Actually if you use the same interface for recommendation systems for content (s...

derefr · on May 3, 2024

> it's transformative to treat recommendation as a classification problem the way TikTok does

Treating recommendation as a classification problem has all sorts of flaws, mostly down to normalizing the user's indications into a larger model. People will be more passive sometimes and more engaged at other times. Sometimes they'll blindly accept and watch everything that comes along (or blindly swipe right on every match, etc); other times they'll be very choosey.

It's kind of the same problems that asking users for star ratings has — people interpret the meaning of "one star" or "three stars" or "five stars" differently; and there are selection biases on when people will bother to vote at all. (The Netflix Prize was a challenge for a reason!)

You can avoid all these temporal and selection biases, though, because content recommendation is actually ultimately a ranking problem: any recommendation algorithm ultimately wants to generate a subjective ranking of its universe of items, such that everything gets put in a sequence, with the thing the user would most like to see next, first.

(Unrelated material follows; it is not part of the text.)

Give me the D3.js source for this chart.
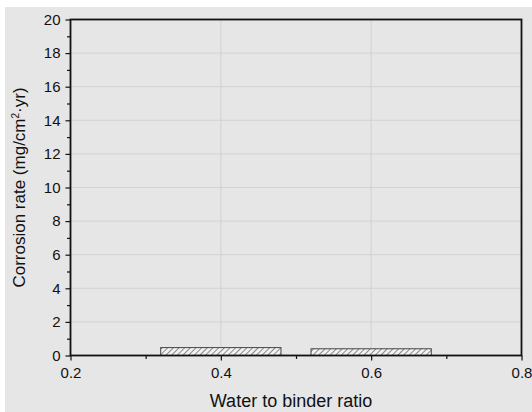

And conveniently, we already have a mathematically-perfect way to do ranking: ELO. Or, in app UX terms: the classical HotOrNot design, where you're presented with exactly two options, and you have to pick one as being better than the other. And you get to see the each option several times, paired against different other options each time.

In user-engagement terms, a HotOrNot interface would be just as much of a "dark pattern" as a Tinder interface. But in recommendation-tuning terms, the backend of a HotOrNot-UX app could build you a subjective scoring function that's much more accurate, much sooner.

> you can't conclude anything at all because a user didn't click on an item

The real negative signal that sites like YouTube (and to a degree, TikTok) use, is landing on something though a more passive engagement action (e.g. auto-play next) and this inducing engagement in a previously-passively-consuming user to "get away" from this content.

PaulHoule · on May 3, 2024

Classification gives you calibrated scores that you can use together with other information. A classifier may not be the ideal recommender by itself but it is a good component.

A probability score for “will he like it?” works as a ranking score in my experience with some caveats which aren’t so much about the score as a score but that recommendation is really a sequential problem. That is, if I get different versions of the same news article that all score 0.9, it might be OK to show me one or two articles from that list. I believe people’s satisfaction with an article is greatly influenced by being spammed with too much of the same thing and that is not so influenced by ranking scores.

I’ll go so far as to say full text search should also be treated as a classification problem, in particularly you need a probability score if you want to make a service like “Google Alerts” where you tell people about new marching documents. Also if you are trying to combine several radically different searchers (like IBM Watson did back in the day) the probability score is essential.